Sienna powder. A newer Bullseye color, it’s both neutral and warm. Tack-fusing the powder in large quantities gives a really rich array of earthtones.

The marvelous versatility of a Sienna tackfuse…

Cranberry Pink powder. Ages ago, this was my favorite ruby tone. I’m less thrilled with it now–if you’re not careful it overwhelms just about anything you mix it with. Still it’s invaluable for enriching purples and warming up blues.
Orange Red powder. I choose this over a real red or orange because I like the scarlet tones, and it can go in a lot of directions when mixed.
Pimento Red. A yum color. Also fun to mix with and a great frit-tint option. Makes some lovely chocolate browns, too.

Cool colors

Deep Cobalt powder. You can get everything from sky blue to violet out of this color, depending on how it’s mixed.

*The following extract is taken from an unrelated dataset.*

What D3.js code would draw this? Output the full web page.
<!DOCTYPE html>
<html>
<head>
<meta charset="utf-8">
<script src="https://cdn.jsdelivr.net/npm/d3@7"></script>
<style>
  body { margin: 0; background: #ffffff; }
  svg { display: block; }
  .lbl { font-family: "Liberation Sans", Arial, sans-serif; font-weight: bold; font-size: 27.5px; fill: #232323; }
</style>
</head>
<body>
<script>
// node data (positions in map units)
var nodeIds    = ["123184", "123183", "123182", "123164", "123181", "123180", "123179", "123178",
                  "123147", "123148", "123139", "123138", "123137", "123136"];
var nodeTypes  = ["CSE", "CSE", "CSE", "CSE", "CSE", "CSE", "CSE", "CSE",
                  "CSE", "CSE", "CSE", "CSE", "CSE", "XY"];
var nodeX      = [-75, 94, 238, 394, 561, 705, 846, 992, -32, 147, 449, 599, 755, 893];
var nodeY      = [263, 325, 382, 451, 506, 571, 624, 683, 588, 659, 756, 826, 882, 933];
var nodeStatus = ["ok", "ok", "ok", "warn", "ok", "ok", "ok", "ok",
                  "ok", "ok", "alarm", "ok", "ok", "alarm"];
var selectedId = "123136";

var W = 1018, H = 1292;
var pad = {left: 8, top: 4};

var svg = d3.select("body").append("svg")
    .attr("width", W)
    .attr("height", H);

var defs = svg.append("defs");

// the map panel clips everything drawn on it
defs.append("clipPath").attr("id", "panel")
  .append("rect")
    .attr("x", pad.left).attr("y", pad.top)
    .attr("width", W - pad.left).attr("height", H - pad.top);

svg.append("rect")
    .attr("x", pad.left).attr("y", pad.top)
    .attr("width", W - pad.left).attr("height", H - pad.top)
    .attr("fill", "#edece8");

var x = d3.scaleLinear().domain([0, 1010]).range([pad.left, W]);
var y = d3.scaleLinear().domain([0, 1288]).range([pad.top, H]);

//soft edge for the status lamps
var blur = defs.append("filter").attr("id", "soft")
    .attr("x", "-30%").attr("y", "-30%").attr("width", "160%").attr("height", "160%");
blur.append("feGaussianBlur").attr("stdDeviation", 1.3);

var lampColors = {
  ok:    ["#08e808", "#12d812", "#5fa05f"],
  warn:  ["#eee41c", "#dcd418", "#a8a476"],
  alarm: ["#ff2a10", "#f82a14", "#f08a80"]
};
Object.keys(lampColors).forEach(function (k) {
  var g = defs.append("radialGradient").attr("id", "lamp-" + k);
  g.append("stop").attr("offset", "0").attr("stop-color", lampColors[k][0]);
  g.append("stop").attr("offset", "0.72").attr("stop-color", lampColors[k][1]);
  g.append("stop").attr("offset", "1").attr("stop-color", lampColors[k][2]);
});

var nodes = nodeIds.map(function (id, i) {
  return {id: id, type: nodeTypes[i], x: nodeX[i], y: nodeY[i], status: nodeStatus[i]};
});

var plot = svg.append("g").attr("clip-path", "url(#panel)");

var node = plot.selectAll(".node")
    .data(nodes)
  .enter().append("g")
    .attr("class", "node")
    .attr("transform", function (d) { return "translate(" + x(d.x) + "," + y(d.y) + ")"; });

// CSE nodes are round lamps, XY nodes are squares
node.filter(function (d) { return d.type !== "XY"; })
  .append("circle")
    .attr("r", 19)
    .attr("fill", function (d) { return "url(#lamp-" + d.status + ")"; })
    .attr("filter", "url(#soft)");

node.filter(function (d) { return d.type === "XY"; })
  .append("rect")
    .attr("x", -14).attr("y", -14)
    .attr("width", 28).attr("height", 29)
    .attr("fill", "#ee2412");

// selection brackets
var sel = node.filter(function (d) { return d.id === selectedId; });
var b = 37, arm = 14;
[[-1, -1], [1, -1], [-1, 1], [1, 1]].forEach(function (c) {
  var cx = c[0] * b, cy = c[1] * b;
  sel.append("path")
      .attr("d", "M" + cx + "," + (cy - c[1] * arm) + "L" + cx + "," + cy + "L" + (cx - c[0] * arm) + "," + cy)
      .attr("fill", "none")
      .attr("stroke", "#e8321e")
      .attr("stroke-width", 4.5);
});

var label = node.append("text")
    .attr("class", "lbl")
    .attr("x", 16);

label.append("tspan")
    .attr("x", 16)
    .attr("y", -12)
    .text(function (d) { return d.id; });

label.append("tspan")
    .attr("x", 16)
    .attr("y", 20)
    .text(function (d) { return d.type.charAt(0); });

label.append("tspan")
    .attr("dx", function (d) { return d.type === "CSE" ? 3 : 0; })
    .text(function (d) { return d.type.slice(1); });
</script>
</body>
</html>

Very reliable.
Plum powder. This probably belongs in the neutrals because I rarely use it as a purple. It’s better than any grey for adding cool shadows, especially with light applications over white and other pale neutrals. It tends to give a slightly aged, somewhat darker tone to the color it sits over–it’ll warm cool tones and cool warm tones.
Neo-Lavender powder. This is the cooler, somewhat lighter complement to Plum as a shading tool. It slightly cools and “blues” anything I put it over, and is a lot less harsh than black or grey if you’re working with black tones.

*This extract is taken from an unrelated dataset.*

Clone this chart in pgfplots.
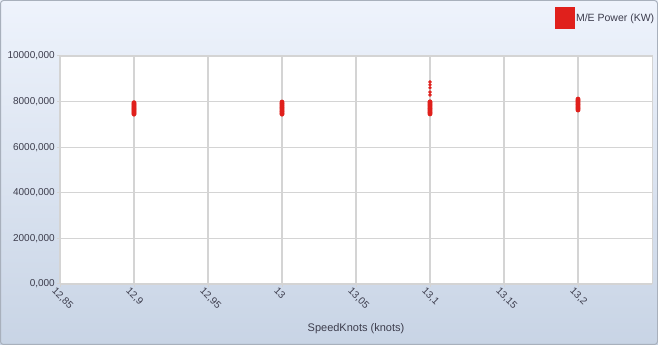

NeoLav and Plum block in shadows and define shapes in a white-on-white (mostly) frit-painting…
Peacock Blue powder. I just have this in here because it’s a gorgeous color. I tend to use it in larger sizes, but it’s a good drawing powder as well.
Turquoise Blue powder. This opal is a marvelous reactive color, also a good drawing powder. In fact, I like using this as a base and putting Peacock Blue over for shading…makes some very subtle tints.
Spring Green powder. In the powder, I prefer the opal. But in larger frit sizes, this is quite possibly one of the prettiest transparent colors I’ve seen, and it is stunning with either Turquoise Blue or Peacock Blue. I’ve gotten a lot of mileage out of those combinations.
Olive Green. I like the smoky tones of this color, and it overlays the Spring Green very well. I tend to mix a lot of greens, adding NeoLav and Deep Cobalt to get the tones I need, and Olive Green makes a nice, rich base.
Gold Purple. Of all the shades in glass frit, I’m probably least happy with ready-made purples. But between Gold Purple, Plum, Cranberry and Cobalt, I can usually mix up exactly what I need. And Gold Purple powder makes a great “black” in cool compositions.

Variations possible with a mix of deep cobalt, gold purple and neolav…

And that’s 20. There are some I left off that would probably come next on my list: Marzipan (which has become my off-white of choice), Salmon Pink (the ultimate in reactive colors), Violet Striker, Grenadine Red, Egyptian Blue, Steel Blue. But if you eliminated casting and tack-fusing from my repertoire, I could probably do 80 percent of my current work with just those 20 colors.